ロシアがウクライナを侵攻する場合、発生しかねない深刻な「燃料不足」事態を防ぐため、日本が欧州に液化天然ガス(LNG)を融通することにした。米国の要求を受け入れたことで、日本国内でも「異例」という反応が相次いでいる。
萩生田光一経済産業相は9日、記者団に対し「欧州の厳しい状況を踏まえ、日本のLNG安定供給が確保されることを前提に、要請に応えることを決めた」と述べた。萩生田氏は同日、パトリシア・フロア駐日欧州連合(EU)大使とラム・エマニュエル駐日米国大使に会って、このような方針を伝えた。日本政府は国民生活に影響を及ぼさない範囲内で、融通の量を決める計画だ。
欧州は現在、全体ガス需要の約40%をロシアから輸入している。ロシアがウクライナを侵攻すれば、米国などはこれまで公言してきたように大規模な経済制裁を課す方針だ。その場合、ロシアは欧州に輸出する天然ガスを遮断する報復措置を取ることは火を見るよりも明らかだ。こうした状況に備え、米国は主要天然ガス輸入国である日本や韓国、インドなどに、確保した天然ガス物量の一部を欧州に融通するよう要請している。
日本は2020年、火力発電や都市ガス用として約7450万トンを輸入するなど、中国に次ぐ液化天然ガスの最大輸入国だ。オーストラリア、マレーシア、カタールの3カ国から約65%を輸入しており、ロシア(8%)や米国(6%)などからも輸入している。
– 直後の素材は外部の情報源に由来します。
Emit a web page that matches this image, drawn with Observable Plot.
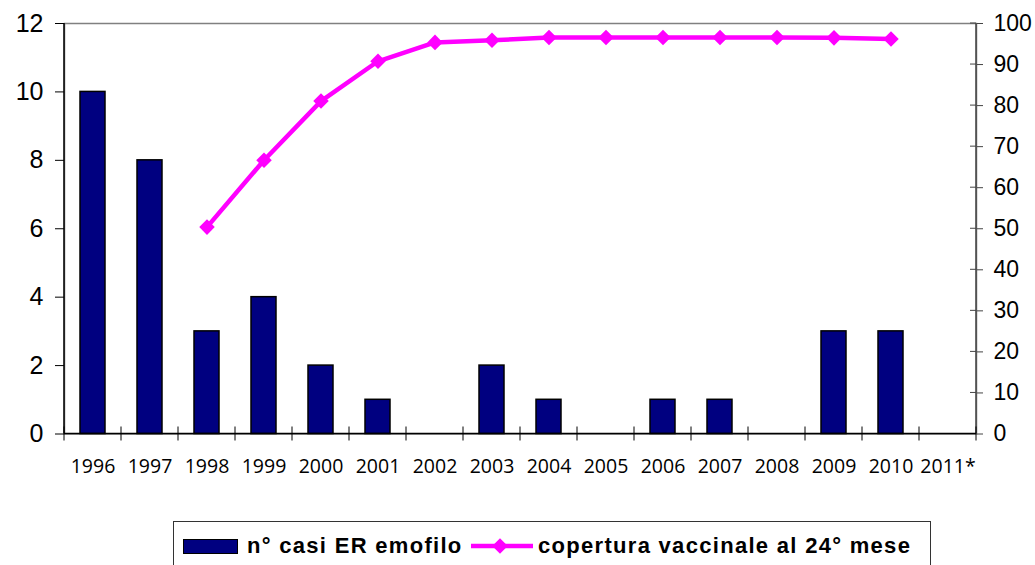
<!DOCTYPE html>
<html>
<head>
<meta charset="utf-8">
<script src="https://cdn.jsdelivr.net/npm/d3@7"></script>
<script src="https://cdn.jsdelivr.net/npm/@observablehq/plot@0.6"></script>
<style>
  html, body { margin: 0; padding: 0; background: #fff; }
  #wrap { position: relative; width: 1035px; height: 565px; overflow: hidden; }
  #legend {
    position: absolute; left: 173px; top: 521px; width: 758px; height: 60px;
    border: 1px solid #333; box-sizing: border-box;
    font-family: "Liberation Sans", Arial, sans-serif; font-weight: bold; font-size: 22px;
    letter-spacing: 1.3px; color: #000;
  }
  #legend .item { position: absolute; top: 11px; display: flex; align-items: center; white-space: nowrap; }
  #legend .sw-bar { width: 55px; height: 15px; background: #000080; border: 1.5px solid #000; box-sizing: border-box; margin-right: 9px; }
  #legend svg { margin-right: 4px; }
</style>
</head>
<body>
<div id="wrap">
  <div id="chart"></div>
  <div id="legend"></div>
</div>
<script>
const years = ["1996","1997","1998","1999","2000","2001","2002","2003","2004","2005","2006","2007","2008","2009","2010","2011*"];
const cases = [10, 8, 3, 4, 2, 1, 0, 2, 1, 0, 1, 1, 0, 3, 3, 0];
const coverage = [null, null, 50.4, 66.7, 81.1, 90.8, 95.4, 95.9, 96.6, 96.6, 96.6, 96.6, 96.6, 96.5, 96.2, null];
const leftTicks = [0, 2, 4, 6, 8, 10, 12];
const rightTicks = [0, 10, 20, 30, 40, 50, 60, 70, 80, 90, 100];
const seriesNames = ["n° casi ER emofilo", "copertura vaccinale al 24° mese"];

const leftMax = 12, rightMax = 100;
const toLeft = v => v * leftMax / rightMax;

const barData = years.map((y, i) => ({year: y, cases: cases[i]}));
const lineData = years.map((y, i) => ({year: y, cov: coverage[i] == null ? null : toLeft(coverage[i])}));

const chart = Plot.plot({
  width: 1035,
  height: 500,
  marginLeft: 64,
  marginRight: 59,
  marginTop: 23,
  marginBottom: 66.5,
  style: {background: "#fff", color: "#000"},
  x: {type: "band", domain: years, paddingInner: 0.56, paddingOuter: 0.28},
  y: {domain: [0, leftMax]},
  marks: [
    Plot.frame({stroke: "#808080", strokeWidth: 1.5}),
    Plot.barY(barData, {x: "year", y: "cases", fill: "#000080", stroke: "#000", strokeWidth: 1.5}),
    Plot.line(lineData, {x: "year", y: "cov", stroke: "#ff00ff", strokeWidth: 4.5}),
    Plot.dot(lineData.filter(d => d.cov != null), {x: "year", y: "cov", symbol: "diamond2", r: 7, fill: "#ff00ff", stroke: "none"}),
    Plot.axisY({anchor: "left", ticks: leftTicks, tickSize: 9, tickPadding: 12, fontSize: 25,
      fontFamily: "Liberation Sans, Arial, sans-serif", label: null, stroke: "#000"}),
    Plot.axisY({anchor: "right", ticks: rightTicks.map(toLeft), tickFormat: v => String(Math.round(v * rightMax / leftMax)),
      tickSize: 6, tickPadding: 11, fontSize: 23, fontFamily: "Liberation Sans, Arial, sans-serif", label: null, stroke: "#444"}),
    Plot.axisX({anchor: "bottom", tickSize: 0, tickPadding: 25, fontSize: 19.5, fontFamily: "Open Sans, sans-serif", label: null})
  ]
});

document.getElementById("chart").appendChild(chart);

// Axis lines and boundary ticks drawn from the plot's own scales
const xs = chart.scale("x");
const ys = chart.scale("y");
const svg = d3.select(chart);
const y0 = ys.apply(0), yTop = ys.apply(leftMax);
const xLeft = xs.range[0], xRight = xs.range[1];
const g = svg.append("g");
g.append("line").attr("x1", xLeft).attr("x2", xLeft).attr("y1", yTop).attr("y2", y0).attr("stroke", "#000").attr("stroke-width", 1.5);
g.append("line").attr("x1", xRight).attr("x2", xRight).attr("y1", yTop).attr("y2", y0).attr("stroke", "#444").attr("stroke-width", 1.5);
rightTicks.forEach(t => {
  const yy = ys.apply(toLeft(t));
  g.append("line").attr("x1", xRight - 6).attr("x2", xRight).attr("y1", yy).attr("y2", yy).attr("stroke", "#444");
});
g.append("line").attr("x1", xLeft).attr("x2", xRight).attr("y1", y0).attr("y2", y0).attr("stroke", "#000").attr("stroke-width", 1.5);
const step = xs.step;
const bounds = years.map(y => xs.apply(y) - (step - xs.bandwidth) / 2).concat([xRight]);
bounds.forEach(bx => {
  g.append("line").attr("x1", bx).attr("x2", bx).attr("y1", y0 - 7).attr("y2", y0 + 7).attr("stroke", "#000");
});

// Legend
const legend = d3.select("#legend");
const it1 = legend.append("div").attr("class", "item").style("left", "9px");
it1.append("div").attr("class", "sw-bar");
it1.append("span").text(seriesNames[0]);
const it2 = legend.append("div").attr("class", "item").style("left", "296px");
const s = it2.append("svg").attr("width", 64).attr("height", 20);
s.append("line").attr("x1", 1).attr("x2", 63).attr("y1", 10).attr("y2", 10).attr("stroke", "#ff00ff").attr("stroke-width", 4.5);
s.append("path").attr("d", d3.symbol(d3.symbolDiamond2, Math.PI * 49)()).attr("transform", "translate(30,10)").attr("fill", "#ff00ff");
it2.append("span").text(seriesNames[1]);
</script>
</body>
</html>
しかし、昨年はLNGの在庫不足に見舞われるなど、日本の天然ガス需給状況も良い方ではない。TBSはこうした点を挙げ、「今回の判断は極めて異例の対応だ」と指摘した。そのため、日本が実際に欧州に融通できる量が多くはないという見通しも出ている。
韓国も、米国から同様の要求を受けたという。産業通商資源部の関係者は「韓国も100%輸入している上、冬季は需給が厳しい時期」だとし、「(欧州に融通するかどうかについて)まだ立場が決まっていない」と述べた。